Project Guide

Async Document Processor

An enterprise-grade platform for intelligent document extraction, processing, and review using an asynchronous event-driven architecture.

What is this?

A system that takes raw PDF/Word documents and converts them into structured, actionable JSON data using rule-based AI.

Why Async?

Heavy processing is offloaded to background workers (Celery), keeping the UI lightning fast and responsive at all times.

Cloud Ready

Integrated with Google Cloud Storage for reliable file persistence and Neon/Upstash for global scalability.

How to Use

1. Upload Document

Go to the "Upload" page and drop a PDF or Word file.

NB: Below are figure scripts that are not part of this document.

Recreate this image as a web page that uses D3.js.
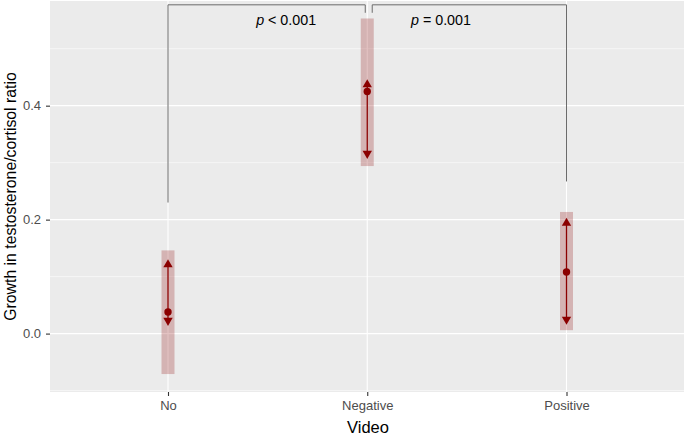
<!DOCTYPE html>
<html><head><meta charset="utf-8">
<script src="https://cdn.jsdelivr.net/npm/d3@7"></script>
<style>body{margin:0;background:#fff}svg{display:block;font-family:"Liberation Sans",Arial,sans-serif}</style>
</head><body><svg id="c" width="685" height="436"></svg>
<script>
const categories = ["No", "Negative", "Positive"];
const means = [0.038, 0.425, 0.108];
const upperVals = [0.121, 0.437, 0.194];
const lowerVals = [0.023, 0.316, 0.025];
const bandTop = [0.146, 0.553, 0.2135];
const bandBottom = [-0.071, 0.294, 0.006];
const yTicks = [0.0, 0.2, 0.4];
const yTickLabels = ["0.0", "0.2", "0.4"];
const yMinor = [-0.1, 0.1, 0.3, 0.5];
const bracketFrom = [1, 2.025];
const bracketTo = [1.99, 3];
const bracketLeftEnd = [0.23, 0.563];
const bracketRightEnd = [0.563, 0.267];
const bracketTop = [0.577, 0.577];
const bracketOp = ["< 0.001", "= 0.001"];
const bracketLabelX = [1.593, 2.37];

const svg = d3.select("#c");
const panel = {l: 50, r: 684, t: 1, b: 392};
const x = d3.scaleLinear().domain([1, 3]).range([168, 566.5]);
const y = d3.scaleLinear().domain([-0.1025, 0.5837]).range([panel.b, panel.t]);

svg.append("rect").attr("x", panel.l).attr("y", panel.t)
  .attr("width", panel.r - panel.l).attr("height", panel.b - panel.t).attr("fill", "#EBEBEB");

const g = svg.append("g");
g.selectAll(".ymin").data(yMinor).enter().append("line")
  .attr("x1", panel.l).attr("x2", panel.r).attr("y1", d => y(d)).attr("y2", d => y(d))
  .attr("stroke", "#fff").attr("stroke-width", 0.55);
g.selectAll(".ymaj").data(yTicks).enter().append("line")
  .attr("x1", panel.l).attr("x2", panel.r).attr("y1", d => y(d)).attr("y2", d => y(d))
  .attr("stroke", "#fff").attr("stroke-width", 1.1);
g.selectAll(".xmaj").data(categories).enter().append("line")
  .attr("x1", (d, i) => x(i + 1)).attr("x2", (d, i) => x(i + 1))
  .attr("y1", panel.t).attr("y2", panel.b)
  .attr("stroke", "#fff").attr("stroke-width", 1.1);

g.selectAll(".band").data(categories).enter().append("rect")
  .attr("x", (d, i) => x(i + 1) - 6.5).attr("width", 13)
  .attr("y", (d, i) => y(bandTop[i])).attr("height", (d, i) => y(bandBottom[i]) - y(bandTop[i]))
  .attr("fill", "#8B0000").attr("fill-opacity", 0.24);

bracketFrom.forEach((f, i) => {
  const p = d3.path();
  p.moveTo(x(f), y(bracketLeftEnd[i]));
  p.lineTo(x(f), y(bracketTop[i]));
  p.lineTo(x(bracketTo[i]), y(bracketTop[i]));
  p.lineTo(x(bracketTo[i]), y(bracketRightEnd[i]));
  g.append("path").attr("d", p.toString()).attr("fill", "none")
    .attr("stroke", "#6b6b6b").attr("stroke-width", 1);
  const t = g.append("text").attr("x", x(bracketLabelX[i])).attr("y", 25)
    .attr("text-anchor", "middle").attr("font-size", 14.3).attr("fill", "#000");
  t.append("tspan").attr("font-style", "italic").text("p");
  t.append("tspan").text(" " + bracketOp[i]);
});

g.selectAll(".rng").data(categories).enter().append("line")
  .attr("x1", (d, i) => x(i + 1)).attr("x2", (d, i) => x(i + 1))
  .attr("y1", (d, i) => y(upperVals[i])).attr("y2", (d, i) => y(lowerVals[i]))
  .attr("stroke", "#8B0000").attr("stroke-width", 1.3);
const tri = d3.symbol().type(d3.symbolTriangle).size(38);
g.selectAll(".up").data(categories).enter().append("path")
  .attr("d", tri).attr("fill", "#8B0000")
  .attr("transform", (d, i) => `translate(${x(i + 1)},${y(upperVals[i])})`);
g.selectAll(".dn").data(categories).enter().append("path")
  .attr("d", tri).attr("fill", "#8B0000")
  .attr("transform", (d, i) => `translate(${x(i + 1)},${y(lowerVals[i])}) rotate(180)`);
g.selectAll(".pt").data(categories).enter().append("circle")
  .attr("cx", (d, i) => x(i + 1)).attr("cy", (d, i) => y(means[i])).attr("r", 3.7)
  .attr("fill", "#8B0000");

const xa = svg.append("g").attr("transform", `translate(0,${panel.b})`)
  .call(d3.axisBottom(x).tickValues([1, 2, 3]).tickFormat((d, i) => categories[i]).tickSize(4).tickPadding(5));
const ya = svg.append("g").attr("transform", `translate(${panel.l},0)`)
  .call(d3.axisLeft(y).tickValues(yTicks).tickFormat((d, i) => yTickLabels[i]).tickSize(4).tickPadding(5));
[xa, ya].forEach(a => {
  a.select(".domain").remove();
  a.selectAll(".tick line").attr("stroke", "#333").attr("stroke-width", 1.1);
  a.selectAll(".tick text").attr("fill", "#4D4D4D").attr("font-size", 13)
    .attr("font-family", "'Liberation Sans',Arial,sans-serif");
});

svg.append("text").attr("x", 368).attr("y", 433)
  .attr("text-anchor", "middle").attr("font-size", 16.5).attr("fill", "#000").text("Video");
svg.append("text").attr("transform", `translate(16,${(panel.t + panel.b) / 2}) rotate(-90)`)
  .attr("text-anchor", "middle").attr("font-size", 15.8).attr("fill", "#000")
  .text("Growth in testosterone/cortisol ratio");
</script></body></html>
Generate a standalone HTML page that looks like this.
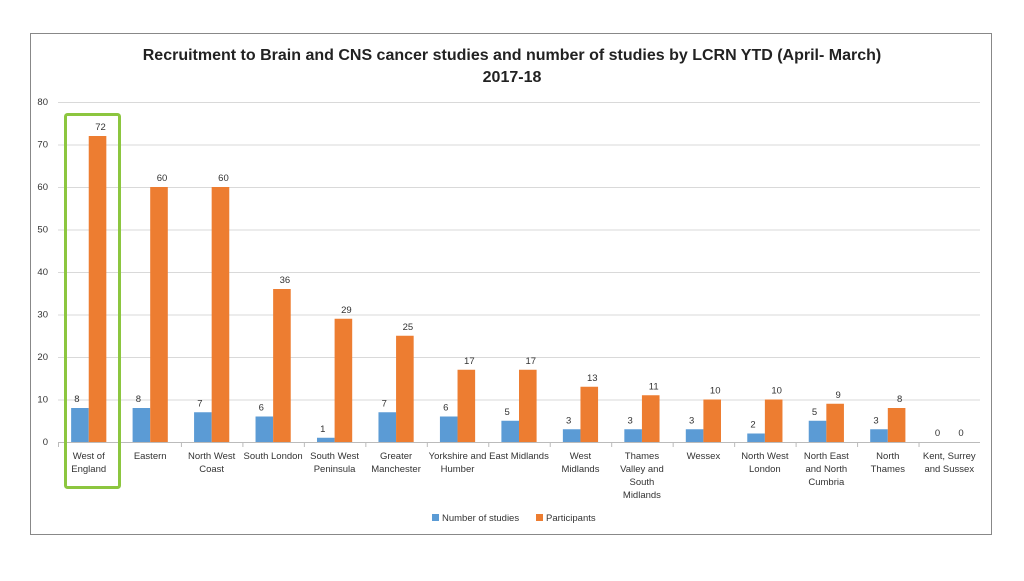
<!DOCTYPE html>
<html><head><meta charset="utf-8"><style>
body{margin:0;background:#fff;font-family:"Liberation Sans",Calibri,sans-serif}
svg text{font-family:"Liberation Sans",sans-serif}
</style></head><body>
<svg width="1024" height="576">
<rect x="30.5" y="33.5" width="961" height="501" fill="#fff" stroke="#888"/>
<text x="512" y="60" text-anchor="middle" font-size="16" font-weight="bold" fill="#222">Recruitment to Brain and CNS cancer studies and number of studies by LCRN YTD (April- March)</text>
<text x="512" y="82" text-anchor="middle" font-size="16" font-weight="bold" fill="#222">2017-18</text>
<g id="grid"></g><g id="bars"></g><g id="labels"></g>
<rect x="65.5" y="114.5" width="54" height="373" rx="2" fill="none" stroke="#8cc63f" stroke-width="3"/>
<rect x="432" y="514" width="7" height="7" fill="#5b9bd5"/>
<text x="442" y="521" font-size="9.5" fill="#333">Number of studies</text>
<rect x="536" y="514" width="7" height="7" fill="#ed7d31"/>
<text x="546" y="521" font-size="9.5" fill="#333">Participants</text>
</svg>
<script>
const categories=[["West of","England"],["Eastern"],["North West","Coast"],["South London"],["South West","Peninsula"],["Greater","Manchester"],["Yorkshire and","Humber"],["East Midlands"],["West","Midlands"],["Thames","Valley and","South","Midlands"],["Wessex"],["North West","London"],["North East","and North","Cumbria"],["North","Thames"],["Kent, Surrey","and Sussex"]];
const studies=[8,8,7,6,1,7,6,5,3,3,3,2,5,3,0];
const participants=[72,60,60,36,29,25,17,17,13,11,10,10,9,8,0];
const ticks=[0,10,20,30,40,50,60,70,80];
const NS="http://www.w3.org/2000/svg";
const x0=58,x1=980,y0=442,y80=102;
const bw=(x1-x0)/categories.length;
const y=v=>y0-(v/80)*(y0-y80);
function mk(tag,attrs,parent,txt){const e=document.createElementNS(NS,tag);for(const k in attrs)e.setAttribute(k,attrs[k]);if(txt!==undefined)e.textContent=txt;document.getElementById(parent).appendChild(e);return e;}
ticks.forEach(t=>{
 const l=mk('line',{x1:x0,x2:x1,y1:y(t)+.5,y2:y(t)+.5,stroke:t===0?'#bbb':'#d9d9d9'},'grid');
 
 
 const tx=mk('text',{x:x0-10,y:y(t)+3,'text-anchor':'end','font-size':'9.5',fill:'#333'},'labels',String(t));
 
 
});
const w=17.6;
categories.forEach((c,i)=>{
 const cx=x0+bw*(i+.5);
 const tk=mk('line',{x1:x0+bw*i+.5,x2:x0+bw*i+.5,y1:y0,y2:y0+5,stroke:'#bbb'},'grid');
 
 
 const b=mk('rect',{x:cx-w,y:y(studies[i]),width:w,height:y0-y(studies[i]),fill:'#5b9bd5'},'bars');
 
 
 const o=mk('rect',{x:cx,y:y(participants[i]),width:w,height:y0-y(participants[i]),fill:'#ed7d31'},'bars');
 
 
 const t1=mk('text',{x:cx-w/2-3,y:y(studies[i])-6,'text-anchor':'middle','font-size':'9.5',fill:'#333'},'labels',String(studies[i]));
 
 
 const t2=mk('text',{x:cx+w/2+3,y:y(participants[i])-6,'text-anchor':'middle','font-size':'9.5',fill:'#333'},'labels',String(participants[i]));
 
 
 c.forEach((ln,j)=>{
  const ct=mk('text',{x:cx,y:459+j*13,'text-anchor':'middle','font-size':'9.5',fill:'#333'},'labels',ln);
  
  
 });
});
</script>
</body></html>
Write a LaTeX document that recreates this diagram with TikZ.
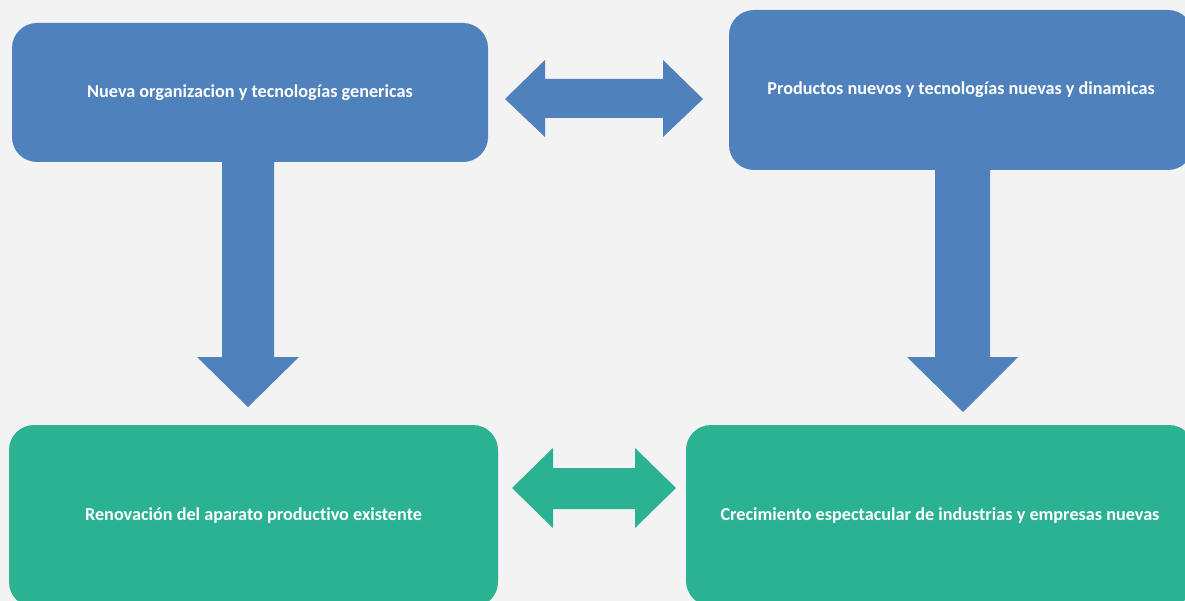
\documentclass[tikz,border=0pt]{standalone}
\usepackage{fontspec}
\setmainfont{Carlito}[Ligatures=NoCommon]
\definecolor{bg}{HTML}{F3F3F3}
\definecolor{blu}{HTML}{4F81BD}
\definecolor{grn}{HTML}{2AB292}
\tikzset{
  box/.style={rounded corners=25pt, inner sep=0pt, text=white, font=\bfseries\fontsize{18.2pt}{21pt}\selectfont, align=center},
  blubox/.style={box, fill=blu},
  grnbox/.style={box, fill=grn}
}
\begin{document}
\begin{tikzpicture}[x=1pt,y=-1pt]
\useasboundingbox (0,0) rectangle (1185,601);
\clip (0,0) rectangle (1185,601);
\fill[bg] (0,0) rectangle (1185,601);
% boxes
\node[blubox, minimum width=476pt, minimum height=139pt] (a) at (250,92.5) {Nueva organizacion y tecnologías genericas};
\node[blubox, minimum width=464pt, minimum height=160pt] (b) at (961,90) {Productos nuevos y tecnologías nuevas y dinamicas};
\node[grnbox, minimum width=489pt, minimum height=182pt] (c) at (253.5,516) {Renovación del aparato productivo existente};
\node[grnbox, minimum width=508pt, minimum height=181pt] (d) at (940,515.5) {Crecimiento espectacular de industrias y empresas nuevas};
% top double arrow
\fill[blu] (505,99) -- (545,60) -- (545,79) -- (663,79) -- (663,60) -- (703,99) -- (663,137) -- (663,118) -- (545,118) -- (545,137) -- cycle;
% bottom double arrow
\fill[grn] (512,488) -- (553,448) -- (553,468) -- (635,468) -- (635,448) -- (676,488) -- (635,528) -- (635,509) -- (553,509) -- (553,528) -- cycle;
% left down arrow
\fill[blu] (222,161) -- (274,161) -- (274,357) -- (299,357) -- (248,407) -- (197,357) -- (222,357) -- cycle;
% right down arrow
\fill[blu] (935,169) -- (990,169) -- (990,357) -- (1018,357) -- (963,412) -- (907,357) -- (935,357) -- cycle;
\end{tikzpicture}
\end{document}
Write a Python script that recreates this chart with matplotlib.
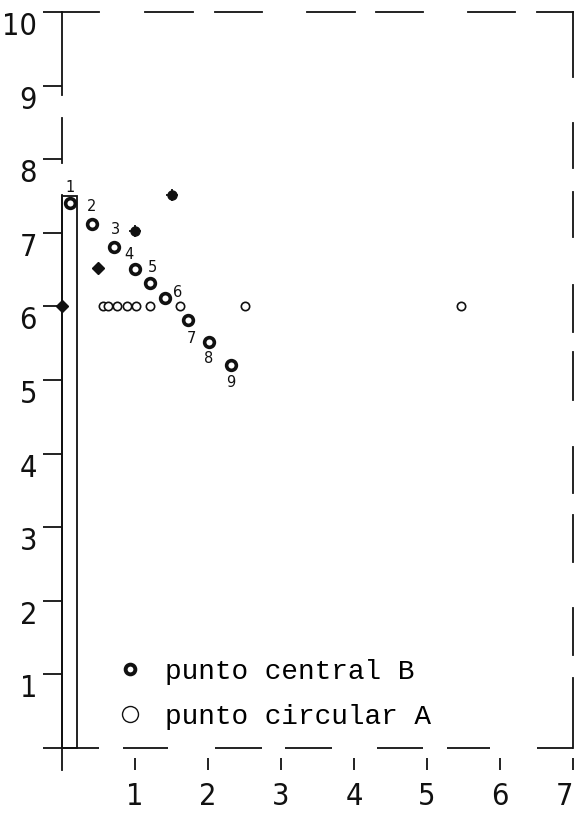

The system will immediately store it in the cloud.

2. Async Extraction

The system triggers a background worker that parses the file, extracts line items, taxes, and metadata in real-time.

3. Human Review

Review the extracted data in the visual dashboard. Correct any errors directly in the built-in JSON editor.

4. Finalize & Export

Once satisfied, click "Finalize". You can then export the clean data as a structured JSON or CSV file.

Technical Architecture

Frontend

Next.js 15+
App Router, Server Components, Client Hydration
Tailwind CSS
Utility-first styling for a polished modern UI
Lucide Icons
Consistent, beautiful iconography
Context API
Efficient global state management for documents

Backend

FastAPI
High-performance Python API framework
Celery & Redis
Distributed task queue for async processing
SQLAlchemy
Async ORM with Neon (PostgreSQL) support
PyPDF & Docx
Real document parsing and text extraction

Infrastructure

Designed for the modern web, the system utilizes top-tier infrastructure providers to ensure your data is safe, processed quickly, and always available.

GCP Storage

Neon DB

Upstash Redis

Key Metrics

Processing Time

~15s

Max File Size

10MB

Formats

PDF, DOCX

Architecture

Async